Man weiß übrigens nicht so genau, ob am Rößlebad Pferde gebadet wurden, die heute noch sichtbare Pferdeschwemme lag im Wolfsbach an der Friedberger Straße. Ein Herr Rößle soll hier ein Bad betrieben haben, lautet eine andere Herleitung und tatsächlich lag hier im 19. Jahrhundert einen Wannen- und Schwitzbad (Haus-Nummer 6). Die Häuser sind noch die alten; so sah früher, vor den immensen Zerstörungen 1944, die gesamte Jakobervorstadt aus. Es war ein Arme-Leute-Viertel in dem aber auch die Gärten der Patrizier und das Theater, der „Kommödienstadel“ lag. Wir müssen nur ein Stück die Gasse entlanglaufen und stehen auf einer Brücke; unter uns, der Sparrenlech. „Im Elend“ hieß diese Gegend früher.

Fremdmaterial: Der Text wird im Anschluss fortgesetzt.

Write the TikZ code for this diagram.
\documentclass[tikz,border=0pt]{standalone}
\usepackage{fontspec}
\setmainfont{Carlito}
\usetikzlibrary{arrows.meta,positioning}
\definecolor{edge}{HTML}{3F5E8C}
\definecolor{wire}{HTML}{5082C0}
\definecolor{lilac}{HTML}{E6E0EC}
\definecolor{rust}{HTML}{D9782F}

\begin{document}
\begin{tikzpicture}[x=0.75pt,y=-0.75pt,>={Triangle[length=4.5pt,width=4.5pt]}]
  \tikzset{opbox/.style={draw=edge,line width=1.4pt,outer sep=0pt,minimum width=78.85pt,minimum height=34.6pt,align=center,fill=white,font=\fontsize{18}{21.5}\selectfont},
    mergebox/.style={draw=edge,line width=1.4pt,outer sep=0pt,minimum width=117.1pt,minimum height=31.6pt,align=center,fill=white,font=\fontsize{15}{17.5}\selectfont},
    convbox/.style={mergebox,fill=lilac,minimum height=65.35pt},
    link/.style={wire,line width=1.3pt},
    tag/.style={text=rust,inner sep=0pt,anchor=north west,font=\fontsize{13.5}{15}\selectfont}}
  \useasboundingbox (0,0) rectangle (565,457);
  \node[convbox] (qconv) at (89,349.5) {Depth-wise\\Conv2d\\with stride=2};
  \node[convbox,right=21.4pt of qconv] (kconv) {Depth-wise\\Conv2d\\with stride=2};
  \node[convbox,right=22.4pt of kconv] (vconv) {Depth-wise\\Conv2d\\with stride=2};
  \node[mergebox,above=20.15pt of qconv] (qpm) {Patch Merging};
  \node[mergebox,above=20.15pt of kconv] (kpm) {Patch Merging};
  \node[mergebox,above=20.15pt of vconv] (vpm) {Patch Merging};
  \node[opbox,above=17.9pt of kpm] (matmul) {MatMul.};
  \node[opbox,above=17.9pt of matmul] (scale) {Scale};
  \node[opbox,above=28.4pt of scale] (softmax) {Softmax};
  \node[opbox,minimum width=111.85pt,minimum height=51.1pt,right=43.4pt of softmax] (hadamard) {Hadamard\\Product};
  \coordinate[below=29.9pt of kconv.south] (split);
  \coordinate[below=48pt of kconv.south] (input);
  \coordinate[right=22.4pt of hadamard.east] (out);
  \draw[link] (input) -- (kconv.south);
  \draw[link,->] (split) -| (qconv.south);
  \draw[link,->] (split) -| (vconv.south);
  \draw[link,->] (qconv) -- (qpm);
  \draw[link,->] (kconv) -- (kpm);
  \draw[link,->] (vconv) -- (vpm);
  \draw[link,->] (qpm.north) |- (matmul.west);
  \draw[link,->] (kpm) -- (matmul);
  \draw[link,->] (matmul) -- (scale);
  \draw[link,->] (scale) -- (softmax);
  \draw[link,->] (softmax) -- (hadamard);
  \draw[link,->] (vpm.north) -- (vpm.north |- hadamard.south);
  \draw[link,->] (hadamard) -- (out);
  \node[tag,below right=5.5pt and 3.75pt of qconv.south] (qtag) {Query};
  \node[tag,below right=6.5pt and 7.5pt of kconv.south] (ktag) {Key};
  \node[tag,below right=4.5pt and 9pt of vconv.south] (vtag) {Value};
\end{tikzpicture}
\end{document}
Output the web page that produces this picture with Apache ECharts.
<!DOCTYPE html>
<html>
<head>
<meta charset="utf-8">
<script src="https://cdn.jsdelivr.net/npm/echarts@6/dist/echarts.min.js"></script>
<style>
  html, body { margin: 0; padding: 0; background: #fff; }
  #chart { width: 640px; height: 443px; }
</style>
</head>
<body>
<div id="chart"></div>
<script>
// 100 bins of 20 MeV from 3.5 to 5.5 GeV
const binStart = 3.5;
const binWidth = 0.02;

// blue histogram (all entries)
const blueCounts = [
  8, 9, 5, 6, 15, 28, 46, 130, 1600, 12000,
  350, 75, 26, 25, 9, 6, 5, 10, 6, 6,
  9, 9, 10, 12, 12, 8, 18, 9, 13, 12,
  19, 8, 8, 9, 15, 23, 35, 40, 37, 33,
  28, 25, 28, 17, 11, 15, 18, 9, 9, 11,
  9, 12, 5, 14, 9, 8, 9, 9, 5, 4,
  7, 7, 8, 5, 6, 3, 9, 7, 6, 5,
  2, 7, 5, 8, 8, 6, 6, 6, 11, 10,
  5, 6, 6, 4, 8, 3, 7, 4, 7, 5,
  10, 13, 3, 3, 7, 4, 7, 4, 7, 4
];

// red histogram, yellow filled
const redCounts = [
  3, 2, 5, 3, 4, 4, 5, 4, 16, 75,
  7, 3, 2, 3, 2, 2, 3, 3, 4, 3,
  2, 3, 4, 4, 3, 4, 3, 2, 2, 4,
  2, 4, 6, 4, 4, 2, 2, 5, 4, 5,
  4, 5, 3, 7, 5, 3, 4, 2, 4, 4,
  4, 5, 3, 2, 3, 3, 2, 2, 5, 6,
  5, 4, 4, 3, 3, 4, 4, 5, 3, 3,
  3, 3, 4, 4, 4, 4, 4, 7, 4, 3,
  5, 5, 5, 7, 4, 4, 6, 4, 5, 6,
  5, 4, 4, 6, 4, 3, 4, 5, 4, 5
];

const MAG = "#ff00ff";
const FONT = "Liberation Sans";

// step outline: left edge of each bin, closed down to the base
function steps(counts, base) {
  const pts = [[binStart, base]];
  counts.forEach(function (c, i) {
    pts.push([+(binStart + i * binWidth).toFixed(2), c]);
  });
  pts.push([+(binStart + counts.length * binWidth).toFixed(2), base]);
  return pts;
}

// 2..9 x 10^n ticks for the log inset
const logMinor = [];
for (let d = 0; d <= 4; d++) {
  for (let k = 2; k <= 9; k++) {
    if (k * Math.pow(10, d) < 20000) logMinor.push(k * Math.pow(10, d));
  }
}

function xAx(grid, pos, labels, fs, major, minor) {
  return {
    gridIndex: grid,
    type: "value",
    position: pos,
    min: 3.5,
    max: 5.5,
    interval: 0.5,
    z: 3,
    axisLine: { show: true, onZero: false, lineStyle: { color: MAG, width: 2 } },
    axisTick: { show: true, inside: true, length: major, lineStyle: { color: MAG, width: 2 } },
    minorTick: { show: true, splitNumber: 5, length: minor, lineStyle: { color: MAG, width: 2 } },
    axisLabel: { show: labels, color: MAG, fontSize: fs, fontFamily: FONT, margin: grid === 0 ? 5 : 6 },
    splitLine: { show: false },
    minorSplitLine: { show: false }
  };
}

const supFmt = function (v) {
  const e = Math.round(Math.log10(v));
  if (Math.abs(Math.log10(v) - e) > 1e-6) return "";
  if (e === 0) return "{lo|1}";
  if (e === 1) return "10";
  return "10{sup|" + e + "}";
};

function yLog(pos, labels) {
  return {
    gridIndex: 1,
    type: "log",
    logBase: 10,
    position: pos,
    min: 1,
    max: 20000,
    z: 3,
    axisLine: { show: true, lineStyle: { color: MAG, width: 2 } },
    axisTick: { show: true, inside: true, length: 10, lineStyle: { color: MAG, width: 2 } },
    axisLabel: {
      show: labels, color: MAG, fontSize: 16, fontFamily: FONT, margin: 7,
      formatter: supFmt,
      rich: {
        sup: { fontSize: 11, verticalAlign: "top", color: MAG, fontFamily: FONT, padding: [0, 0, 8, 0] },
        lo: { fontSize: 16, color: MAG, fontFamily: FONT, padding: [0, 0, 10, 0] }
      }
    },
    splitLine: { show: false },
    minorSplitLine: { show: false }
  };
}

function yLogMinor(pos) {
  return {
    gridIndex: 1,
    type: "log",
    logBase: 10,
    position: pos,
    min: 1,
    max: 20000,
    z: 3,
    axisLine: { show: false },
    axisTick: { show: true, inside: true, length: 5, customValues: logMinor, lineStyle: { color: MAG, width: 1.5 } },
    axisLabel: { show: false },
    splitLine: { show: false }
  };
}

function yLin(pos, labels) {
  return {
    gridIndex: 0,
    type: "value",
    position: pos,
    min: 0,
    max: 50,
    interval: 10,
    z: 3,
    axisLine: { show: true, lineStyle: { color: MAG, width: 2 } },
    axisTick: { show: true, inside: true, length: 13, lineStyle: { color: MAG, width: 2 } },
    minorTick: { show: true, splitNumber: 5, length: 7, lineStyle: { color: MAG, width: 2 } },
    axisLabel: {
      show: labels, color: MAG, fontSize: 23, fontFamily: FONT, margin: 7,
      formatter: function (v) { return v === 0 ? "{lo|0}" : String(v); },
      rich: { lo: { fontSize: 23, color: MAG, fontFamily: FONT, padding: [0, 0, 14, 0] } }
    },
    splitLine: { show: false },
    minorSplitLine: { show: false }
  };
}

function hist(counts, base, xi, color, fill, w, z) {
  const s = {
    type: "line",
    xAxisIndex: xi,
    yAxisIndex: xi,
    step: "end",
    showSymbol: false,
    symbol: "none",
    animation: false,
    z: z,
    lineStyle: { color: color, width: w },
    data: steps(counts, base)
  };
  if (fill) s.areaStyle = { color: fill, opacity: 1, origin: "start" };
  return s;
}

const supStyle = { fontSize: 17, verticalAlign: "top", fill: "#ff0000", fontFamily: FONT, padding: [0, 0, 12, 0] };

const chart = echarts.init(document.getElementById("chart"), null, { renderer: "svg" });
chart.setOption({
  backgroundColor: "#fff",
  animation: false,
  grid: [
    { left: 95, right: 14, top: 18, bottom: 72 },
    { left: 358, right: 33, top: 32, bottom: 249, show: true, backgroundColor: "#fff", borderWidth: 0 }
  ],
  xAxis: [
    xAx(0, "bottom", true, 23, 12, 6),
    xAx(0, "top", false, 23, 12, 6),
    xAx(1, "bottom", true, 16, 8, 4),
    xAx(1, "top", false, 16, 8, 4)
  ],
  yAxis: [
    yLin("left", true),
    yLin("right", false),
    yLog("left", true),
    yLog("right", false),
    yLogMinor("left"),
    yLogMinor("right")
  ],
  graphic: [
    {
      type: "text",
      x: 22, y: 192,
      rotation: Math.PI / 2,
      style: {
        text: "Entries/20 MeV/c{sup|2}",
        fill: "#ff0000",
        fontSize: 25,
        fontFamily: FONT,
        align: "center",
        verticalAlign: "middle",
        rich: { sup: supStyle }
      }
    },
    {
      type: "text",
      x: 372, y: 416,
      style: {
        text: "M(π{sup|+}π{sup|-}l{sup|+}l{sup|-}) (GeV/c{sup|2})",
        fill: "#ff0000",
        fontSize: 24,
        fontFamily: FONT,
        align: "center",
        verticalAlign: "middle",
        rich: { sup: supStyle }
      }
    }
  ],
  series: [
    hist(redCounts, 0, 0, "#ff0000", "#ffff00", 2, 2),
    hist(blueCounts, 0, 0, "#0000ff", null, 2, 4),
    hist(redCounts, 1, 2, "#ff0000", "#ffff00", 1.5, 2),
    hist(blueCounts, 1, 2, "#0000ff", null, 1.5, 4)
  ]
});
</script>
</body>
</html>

Aber es war wohl keine Anspielung auf „Ärmlichkeit“. Der Name leitet sich entweder von einem Herrn Elend ab, der hier Grundbesitz hatte oder von einer „Anlände“, also einem Anlegeplatz am Sparrenlech. Denn auf diesem Kanal waren auch Flöße unterwegs und kamen hier besonders weit in die Stadt hinein.
Wir laufen noch das Rahmgartengässchen weiter und erreichen als Höhe- und Endpunkt die Gedenktafel für Salomon Idler. Dieser hatte sich einen Flugapparat gebaut und wollte vom Perlachturm springen. Ein Geistlicher soll den ambitionierten Erfinder ermahnt haben, es erst einmal eine Nummer kleiner zu versuchen. So sprang er von einer Mauer beim Rahmgarten (hier bearbeiteten die Lodweber ihre auf Rahmen gehängten Loden-Tuche), legte eine Bruchlandung hin und erschlug vier unschuldige Hühner. In diesem Sinne: Macht’s gut und bleibt sicher.